▶ Recorded data
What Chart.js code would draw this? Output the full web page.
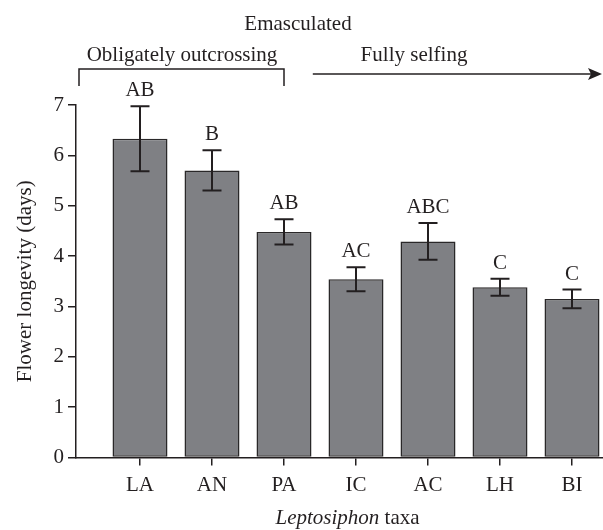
<!DOCTYPE html>
<html>
<head>
<meta charset="utf-8">
<script src="https://cdn.jsdelivr.net/npm/chart.js@4"></script>
<style>
  html, body { margin: 0; padding: 0; background: #fff; }
  #wrap { width: 603px; height: 530px; }
</style>
</head>
<body>
<div id="wrap"><canvas id="longevityChart" width="603" height="530"></canvas></div>
<script>
// taxa and flower longevity (mean +/- SE)
const taxa = ["LA", "AN", "PA", "IC", "AC", "LH", "BI"];
const longevity = [6.33, 5.70, 4.48, 3.54, 4.29, 3.38, 3.15];
const stdErr = [0.645, 0.40, 0.25, 0.24, 0.365, 0.17, 0.185];
const groups = ["AB", "B", "AB", "AC", "ABC", "C", "C"];
const yTicks = [0, 1, 2, 3, 4, 5, 6, 7];

const serif = "'Liberation Serif', 'Times New Roman', serif";
const ink = "#231f20";

// error bars, letters, header annotations and the italic x title
const extras = {
    id: "extras",
    afterDatasetsDraw(chart) {
        const ctx = chart.ctx;
        const x = chart.scales.x, y = chart.scales.y;
        ctx.save();
        ctx.strokeStyle = ink;
        ctx.fillStyle = ink;
        ctx.lineWidth = 2;
        ctx.font = "21px " + serif;
        ctx.textAlign = "center";
        ctx.textBaseline = "alphabetic";
        longevity.forEach((m, i) => {
            const px = x.getPixelForValue(i);
            const top = y.getPixelForValue(m + stdErr[i]);
            const bot = y.getPixelForValue(m - stdErr[i]);
            ctx.beginPath();
            ctx.moveTo(px, top); ctx.lineTo(px, bot);
            ctx.moveTo(px - 9.5, top); ctx.lineTo(px + 9.5, top);
            ctx.moveTo(px - 9.5, bot); ctx.lineTo(px + 9.5, bot);
            ctx.stroke();
            ctx.fillText(groups[i], px, top - 10);
        });
        ctx.restore();
    },
    afterDraw(chart) {
        const ctx = chart.ctx;
        const x = chart.scales.x;
        ctx.save();
        ctx.fillStyle = ink;
        ctx.strokeStyle = ink;
        ctx.lineWidth = 1.5;
        ctx.textAlign = "center";
        ctx.textBaseline = "alphabetic";
        ctx.font = "21px " + serif;
        ctx.fillText("Emasculated", 298, 30);
        ctx.fillText("Obligately outcrossing", 182, 61);
        ctx.fillText("Fully selfing", 414, 61);

        // bracket over the outcrossing taxa
        const bl = x.left + 3, br = x.getPixelForValue(2);
        ctx.beginPath();
        ctx.moveTo(bl, 86); ctx.lineTo(bl, 69); ctx.lineTo(br, 69); ctx.lineTo(br, 86);
        ctx.stroke();

        // arrow towards selfing
        const as = x.getPixelForValue(2.4), ae = chart.width - 1;
        ctx.beginPath();
        ctx.moveTo(as, 74); ctx.lineTo(ae - 10, 74);
        ctx.stroke();
        ctx.beginPath();
        ctx.moveTo(ae, 74); ctx.lineTo(ae - 14, 68); ctx.lineTo(ae - 11, 74); ctx.lineTo(ae - 14, 80);
        ctx.closePath();
        ctx.fill();

        // x title: italic genus + plain "taxa"
        ctx.textAlign = "left";
        const italic = "italic 21px " + serif, plain = "21px " + serif;
        ctx.font = italic;
        const w1 = ctx.measureText("Leptosiphon").width;
        ctx.font = plain;
        const w2 = ctx.measureText(" taxa").width;
        const sx = 347.5 - (w1 + w2) / 2;
        ctx.font = italic;
        ctx.fillText("Leptosiphon", sx, 524);
        ctx.font = plain;
        ctx.fillText(" taxa", sx + w1, 524);
        ctx.restore();
    }
};

new Chart(document.getElementById("longevityChart").getContext("2d"), {
    type: "bar",
    data: {
        datasets: [{
            data: longevity.map((v, i) => ({ x: i, y: v })),
            backgroundColor: "#7f8084",
            borderColor: "#2a2829",
            borderWidth: 1.5,
            borderSkipped: false,
            barPercentage: 0.764,
            categoryPercentage: 1
        }]
    },
    options: {
        responsive: false,
        animation: false,
        layout: { padding: { top: 105, left: 0, right: 0, bottom: 0 } },
        plugins: { legend: { display: false }, tooltip: { enabled: false } },
        scales: {
            x: {
                type: "linear",
                offset: false,
                min: -64 / 72,
                max: -64 / 72 + 527 / 72,
                afterBuildTicks: (s) => { s.ticks = taxa.map((t, i) => ({ value: i })); },
                afterFit: (s) => { s.height = 72.5; },
                grid: { offset: false, drawOnChartArea: false, drawTicks: true, tickLength: 8, color: ink, lineWidth: 1.5 },
                border: { color: ink, width: 1.5 },
                ticks: {
                    color: ink,
                    font: { family: serif, size: 21 },
                    padding: 7,
                    maxRotation: 0,
                    autoSkip: false,
                    callback: (v) => taxa[v]
                }
            },
            y: {
                min: 0,
                max: 7,
                afterBuildTicks: (s) => { s.ticks = yTicks.map((v) => ({ value: v })); },
                afterFit: (s) => { s.width = 76; },
                grid: { drawOnChartArea: false, drawTicks: true, tickLength: 8, color: ink, lineWidth: 1.5 },
                border: { color: ink, width: 1.5 },
                ticks: { color: ink, font: { family: serif, size: 21 }, padding: 4 },
                title: {
                    display: true,
                    text: "Flower longevity (days)",
                    color: ink,
                    font: { family: serif, size: 21 },
                    padding: { top: 13, bottom: 0 }
                }
            }
        }
    },
    plugins: [extras]
});
</script>
</body>
</html>
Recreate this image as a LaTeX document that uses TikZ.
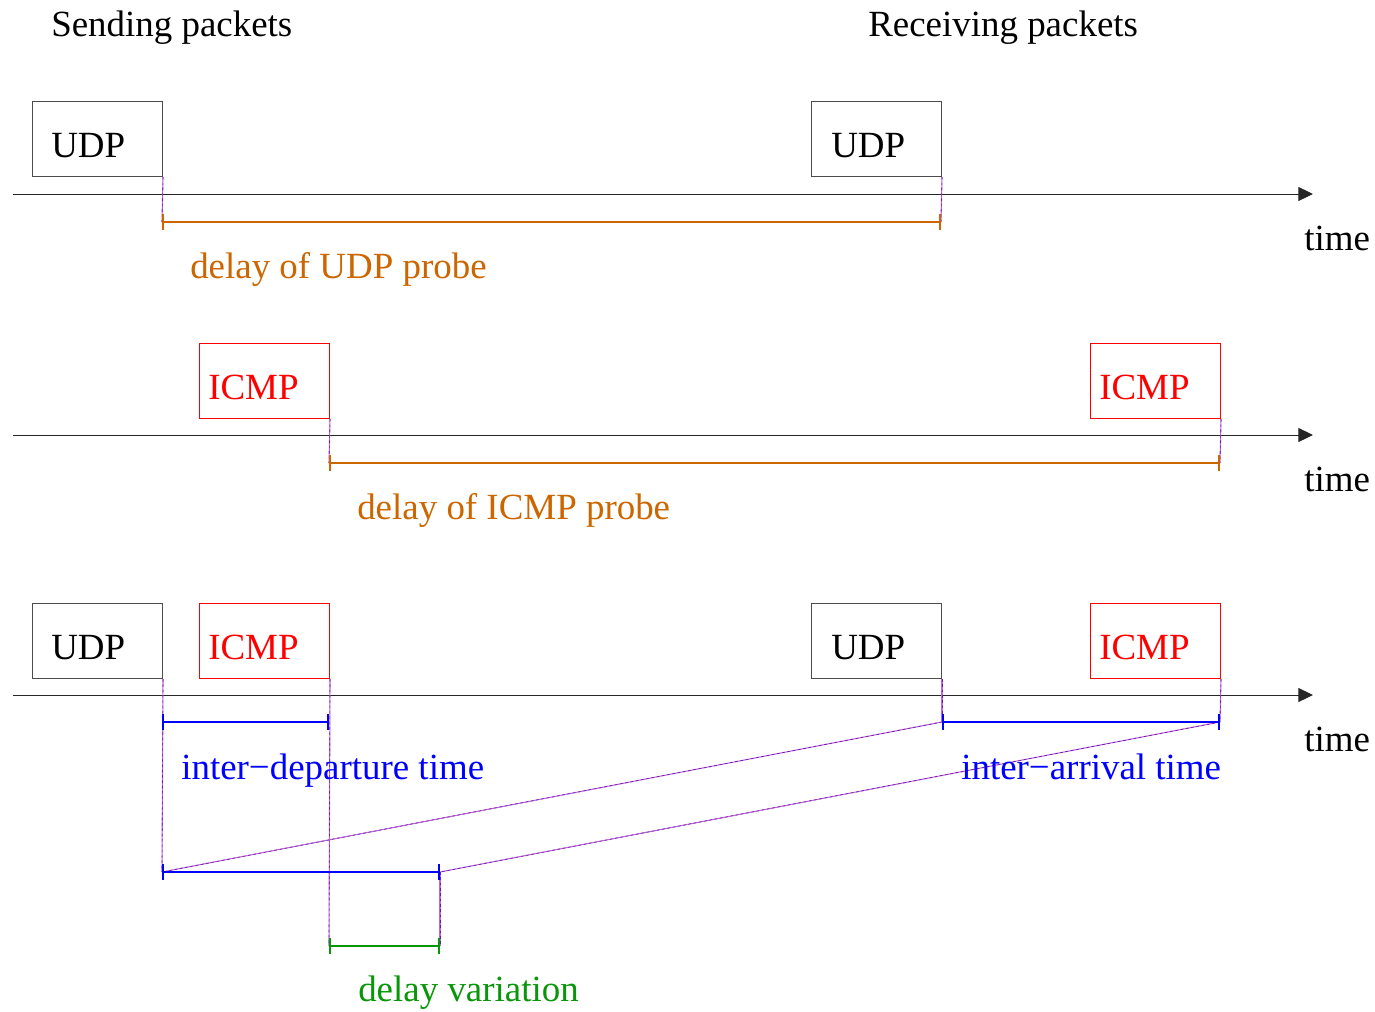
\documentclass[tikz,border=0pt]{standalone}
\usepackage{fontspec}
\setmainfont{Liberation Serif}
\usetikzlibrary{arrows.meta}
\definecolor{dorange}{RGB}{204,102,0}
\definecolor{dgreen}{RGB}{10,150,10}
\definecolor{pline}{RGB}{190,100,215}
\definecolor{pdash}{RGB}{100,30,170}
\begin{document}
\begin{tikzpicture}[x=0.75pt,y=-0.75pt,
  pbox/.style={draw=black!70, line width=0.75pt, minimum width=97.5pt, minimum height=56.25pt, inner sep=0pt, anchor=north west},
  rbox/.style={pbox, draw=red},
  lbl/.style={anchor=base west, inner sep=0pt, font=\fontsize{27.7}{32}\selectfont},
  axis/.style={draw=black!85, line width=0.75pt, -{Triangle[length=11pt,width=10.5pt]}},
  guide/.style={draw=pline, line width=0.8pt, postaction={draw=pdash, line width=0.5pt, dash pattern=on 2pt off 2pt}},
  bracket/.style={line width=1.4pt, {Bar[width=12pt]}-{Bar[width=12pt]}}]
\useasboundingbox (0,0) rectangle (1375,1011);

% headers
\node[lbl] (hs) at (51,36.5) {Sending packets};
\node[lbl] (hr) at (868,36.5) {Receiving packets};

% ---------- row 1 ----------
\node[pbox] (u1) at (32,101) {};
\node[lbl] (u1t) at (51,157) {UDP};
\node[pbox] (u2) at (811,101) {};
\node[lbl] (u2t) at (831,157) {UDP};
\coordinate (a1s) at (13,194);
\coordinate (a1e) at (1313,194);
\draw[axis] (a1s) -- (a1e);
\node[lbl] (t1) at (1304,250) {time};
\coordinate (b1l) at (162,222);
\coordinate (b1r) at (941,222);
\draw[guide] (u1.south east) -- (b1l);
\draw[guide] (u2.south east) -- (b1r);
\draw[bracket, dorange] (b1l) -- (b1r);
\node[lbl, text=dorange] (d1) at (190,278) {delay of UDP probe};

% ---------- row 2 ----------
\node[rbox] (i1) at (199,343) {};
\node[lbl, text=red] (i1t) at (208,399) {ICMP};
\node[rbox] (i2) at (1090,343) {};
\node[lbl, text=red] (i2t) at (1099,399) {ICMP};
\coordinate (a2s) at (13,435);
\coordinate (a2e) at (1313,435);
\draw[axis] (a2s) -- (a2e);
\node[lbl] (t2) at (1304,491) {time};
\coordinate (b2l) at (329,463);
\coordinate (b2r) at (1220,463);
\draw[guide] (i1.south east) -- (b2l);
\draw[guide] (i2.south east) -- (b2r);
\draw[bracket, dorange] (b2l) -- (b2r);
\node[lbl, text=dorange] (d2) at (357,519) {delay of ICMP probe};

% ---------- row 3 ----------
\node[pbox] (u3) at (32,603) {};
\node[lbl] (u3t) at (51,659) {UDP};
\node[rbox] (i3) at (199,603) {};
\node[lbl, text=red] (i3t) at (208,659) {ICMP};
\node[pbox] (u4) at (811,603) {};
\node[lbl] (u4t) at (831,659) {UDP};
\node[rbox] (i4) at (1090,603) {};
\node[lbl, text=red] (i4t) at (1099,659) {ICMP};
\coordinate (a3s) at (13,695);
\coordinate (a3e) at (1313,695);
\draw[axis] (a3s) -- (a3e);
\node[lbl] (t3) at (1304,751) {time};

\coordinate (idl) at (162,722);
\coordinate (idr) at (329,722);
\coordinate (ial) at (942,722);
\coordinate (iar) at (1220,722);
\coordinate (sl) at (162,872);
\coordinate (sr) at (440,872);
\coordinate (gl) at (329,946);
\coordinate (gr) at (440,946);

\draw[guide] (u3.south east) -- (sl);
\draw[guide] (i3.south east) -- (gl);
\draw[guide] (u4.south east) -- (ial);
\draw[guide] (i4.south east) -- (iar);
\draw[guide] (ial) -- (sl);
\draw[guide] (iar) -- (sr);
\draw[guide] (sr) -- (gr);

\draw[bracket, blue] (idl) -- (idr);
\draw[bracket, blue] (ial) -- (iar);
\draw[bracket, blue] (sl) -- (sr);
\draw[bracket, dgreen] (gl) -- (gr);

\node[lbl, text=blue] (ldt) at (181,779) {inter−departure time};
\node[lbl, text=blue] (lat) at (961,779) {inter−arrival time};
\node[lbl, text=dgreen] (ldv) at (358,1001.5) {delay variation};
\end{tikzpicture}
\end{document}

▶ Stated goal
Repeat the lines above exactly, beginning with the one containing "Recreate this image" and finishing with the one containing "(hr) at (868,36.5)". No pictures belong in the copy.

▶ Task solution
Recreate this image as a LaTeX document that uses TikZ.
\documentclass[tikz,border=0pt]{standalone}
\usepackage{fontspec}
\setmainfont{Liberation Serif}
\usetikzlibrary{arrows.meta}
\definecolor{dorange}{RGB}{204,102,0}
\definecolor{dgreen}{RGB}{10,150,10}
\definecolor{pline}{RGB}{190,100,215}
\definecolor{pdash}{RGB}{100,30,170}
\begin{document}
\begin{tikzpicture}[x=0.75pt,y=-0.75pt,
  pbox/.style={draw=black!70, line width=0.75pt, minimum width=97.5pt, minimum height=56.25pt, inner sep=0pt, anchor=north west},
  rbox/.style={pbox, draw=red},
  lbl/.style={anchor=base west, inner sep=0pt, font=\fontsize{27.7}{32}\selectfont},
  axis/.style={draw=black!85, line width=0.75pt, -{Triangle[length=11pt,width=10.5pt]}},
  guide/.style={draw=pline, line width=0.8pt, postaction={draw=pdash, line width=0.5pt, dash pattern=on 2pt off 2pt}},
  bracket/.style={line width=1.4pt, {Bar[width=12pt]}-{Bar[width=12pt]}}]
\useasboundingbox (0,0) rectangle (1375,1011);

% headers
\node[lbl] (hs) at (51,36.5) {Sending packets};
\node[lbl] (hr) at (868,36.5) {Receiving packets};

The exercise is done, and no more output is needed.